Johnny Gasser, a Columbia attorney who represented the sweepstakes machines, said the parlor is taking advantage of a loophole in state law. Money changes hands during a donation to charity. Contributors who want a prize are given a PIN number to enter into the video machine. The prize is determined prior to any games.
“The game is for entertainment purposes,” Gasser said. “The playing of the game has absolutely nothing to do with determining whether you won or lost in the sweepstakes. It’s not traditional gambling.”
Gasser said the state legislature made video sweepstakes operations illegal in establishments selling alcohol. The operations skirted state law as customers paid for a product such as phone cards or copying services and then got to play video games for a chance to win prizes, including cash. S.C. Attorney General Alan Wilson, said no loophole existed but urged legislators to rewrite the law to end any debate. Legislators complied, and Gov. Nikki Haley signed the bill into law in March.
“They did my client a favor,” Gasser said. “They closed all the sweepstakes except my client’s.”
Whitsett argued that prizes at Murrells Inlet Sweepstakes are still determined by chance and customers are gambling. “It’s like the lottery,” he said. “That is gambling; so is this. If a customer is lucky enough to be at the right place at the right time they win.
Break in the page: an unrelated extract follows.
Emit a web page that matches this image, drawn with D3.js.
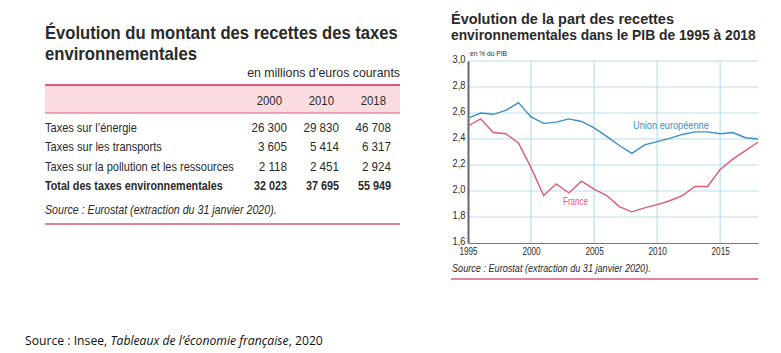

The fact that it’s predetermined still depends on luck.”
The judge posed a number of scenarios to Whitsett about video games in Walmart and on laptop computers during their debate. “Playing the machine doesn’t have one thing to do with whether you win or lose,” Hyman said.
Whitsett said the only difference in this sweepstakes game and illegal video poker is that winners are determined prior to playing. “It’s clearly gambling, playing to win money,” he said. “The machines are the only reason they are there.”
The judge then denied the motion for reconsideration.